Elogio de la vida correcta

La otra tarde caminaba por ahí cuando en una esquina me encontré con un viejo conocido –¿viejo amigo?– que había sido muy famoso, y famoso además por su difícil temperamento. Siempre tenía que ser el centro de las conversaciones y sus sentencias eran tan afiladas como lapidarias. Por eso, y por otras cosas más, pocos lo querían.


Como no pude evitarlo, pues me encontré de frente con él, lo saludé, distantemente, y le pregunté: ¿qué hay de su vida? ¿En qué anda? ¿A qué se dedica ahora? Y él, mirándome fijamente, me dijo: –Ahora me dedico a ser una buena persona.

Me quedé callado. Esa no era una respuesta que yo esperara. De modo que sonreí y le pregunté cómo podía uno dedicarse a ser una buena persona, o sea, cómo se podía ejercer esa “profesión”.

–Viviendo de una manera correcta –respondió.

Y me explicó que para él vivir de una manera correcta era, básicamente, hablar poco, escuchar más, caminar más lento, sonreír a menudo y procurar al máximo no hacerle daño a nadie, especialmente de palabra. “No hay nada más peligroso y mortal que las palabras, más cuando se dicen sobre alguien que no está presente”, añadió.

La vida correcta, le dije, suena a veces como una vida sin sal y sin azúcar. Una vida un poco desabrida, monótona y medrosa. Medrosa en el sentido de que se podría caer en el temor permanente, por ejemplo, de andar diciendo lo que no se debe y de andar ofendiendo a la gente.

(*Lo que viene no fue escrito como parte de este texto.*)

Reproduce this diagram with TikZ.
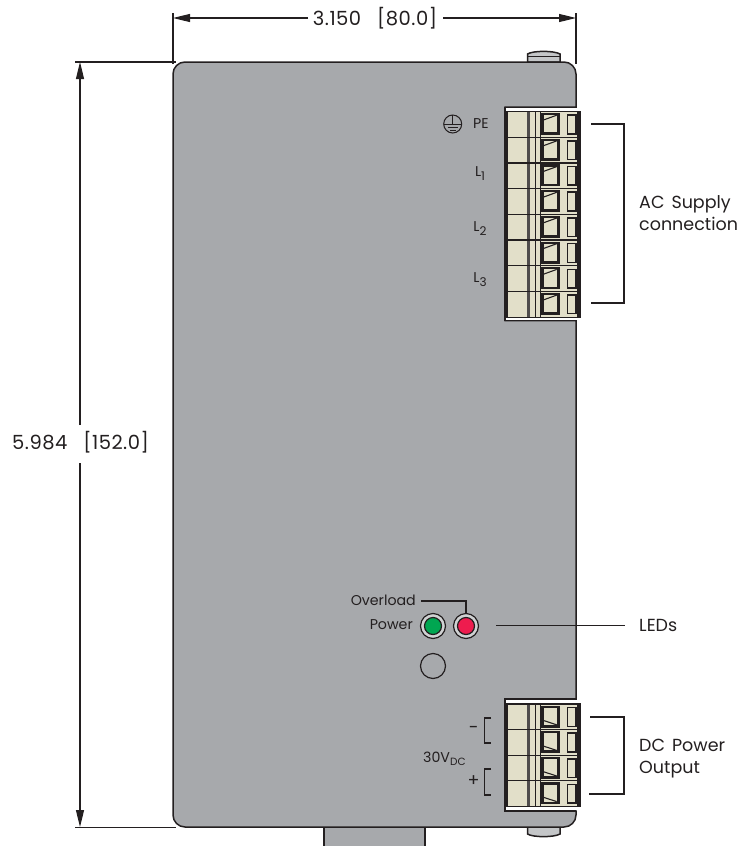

–No, ahí está el error. La vida correcta no es medrosa. Al medroso Dios lo castiga. La vida correcta es echarle sal cuando está desabrida y azúcar cuando está amarga. La amargura y la desazón son lo que nos lleva a desquitarnos de los demás. La clave está en los ingredientes justos para el momento adecuado. El exceso de alegría nos estrella con la realidad y el exceso de tristeza nos lleva a la muerte.

Cuando me despedí del amigo, tuve la sensación de que algo tuvo que haberle ocurrido para que ahora dijera cosas que jamás le había oído. ¿Qué pudo haberle pasado?

Por ahora, creo que el paso del tiempo sí ayuda a ponderar las cosas, a ubicarlas en su justa medida, a mirarlas con detenimiento y cuidado antes de valorarlas con los riesgos que da la prisa. Pero, y sobre todo, creo que no hay nada que ayude más a valorar las cosas en su justa medida que un largo curso en el dolor. El dolor te da perspectiva y, quien lo creyera, el dolor enseña y te da calma.

Como todos los seres humanos, ese hombre detestable puede ser bueno, o volver a ser bueno, si entiende y reacciona ante el poder transformador del dolor. Porque todo dolor que se causa a otro es y siempre será un dolor que se causa a uno mismo.

Pensándolo bien, cada día conozco a más y más gente decidida a vivir una vida correcta. Gente que estuvo en el poder, que lo tuvo y utilizó. Y que después lo perdió o simplemente dio un paso hacia la vida tranquila. Creo que no es difícil cuando de verdad se tienen los pies sobre la tierra.